Еще один фундаментальный ресурс режима – новая стадия коррупционного проекта. Сохраняя основы коррупционной системы, власть пытается поменять правила игры и использовать коррупционную основу для обслуживания своего курса.

Безнаказанность коррупционеров все больше зависит не от "таланта к преступлению", а от политической лояльности.

Всеобщность участия в коррупции позволяет властям при одобрительной реакции населения в любой момент предъявить соответствующие обвинения любому неугодному. Таким образом, коррупционное устройство государства и общества превращается в надежную предпосылку и механизм борьбы с политической оппозицией.

Сейчас в общественном мнении прослеживаются три опасные точки зрения на проблему коррупции.

Первая. Хотя коррупция была в России всегда, она значительно снижалась, когда

♦ в стране была жесткая диктатура;

♦ в стране была идеология полного подчинения личности интересам государства.

Вторая. Коррупция обусловлена крайним эгоизмом, индивидуализмом, отсутствием патриотизма, культом наживы. Вина за эти явления возлагается на либерализм. При этом либеральная демократия провозглашается:

♦ чуждой российскому менталитету и искусственно привнесенной с Запада;

♦ орудием влияния Запада, которое используется антироссийскими силами намеренно с целью системного разрушения нашего общества.

Далее следует идеологический кульбит: неприятие коррупции означает неприятие таких ценностей либерализма, как демократия и права человека.

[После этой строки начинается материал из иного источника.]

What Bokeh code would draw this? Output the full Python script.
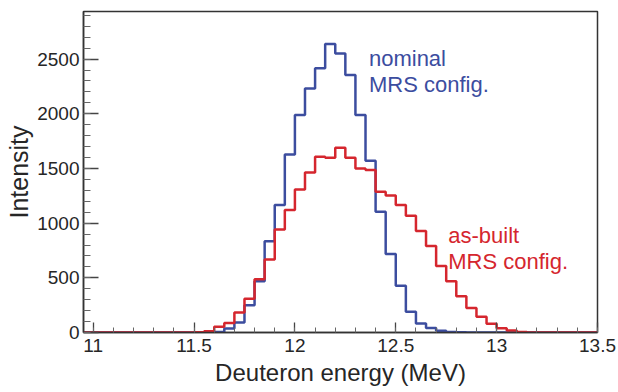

Третья. Власть сама поддерживает либерализм и сама является орудием разрушения России. Затем у части оппозиции, например, националистов, популистов, леваков происходит демонизация власти по этому параметру.

На самом деле, власть не понимает и потому не верит в демократические и рыночные рецепты. Не понимает идеи разграничения власти и бизнеса, разделения властей, равенства перед законом. Она, вне зависимости от того, искренне ее желание бороться с коррупцией или нет, видит только два пути:

♦ публичные скандалы относительно коррупционеров, которых решено наказать;

♦ борьба с "ложными идеями", которые, по ее мнению, лежат в основе коррупции, то есть с либерализмом, индивидуализмом, бездуховностью.

Машина по подавлению инакомыслия набирает обороты. Готовятся и будут приниматься новые законы, формально антикоррупционные, а по сути популистские, только усиливающие коррупцию и дестабилизирующие весь управленческий аппарат. Лозунг борьбы с коррупцией будет использоваться как предлог для разного рода чрезвычайных мер. Будет усиливаться линия на "национальные ценности" как альтернативу "либерализму-западничеству-демократии", укрепляться культ личности в рамках официальной идеологии.

Вероятно, самое главное в этих тенденциях – переход к режиму "чрезвычайщины". Источником права становится сиюминутная необходимость.

Соответственно, в обществе будут расти противоположные настроения: те граждане, которые не признают, что необходимость ЧП существует, не будут воспринимать чрезвычайные законы как легитимные (как, например, НКО по вопросу об иностранных агентах). А это будет вынуждать власть принимать еще более жесткие меры и законы.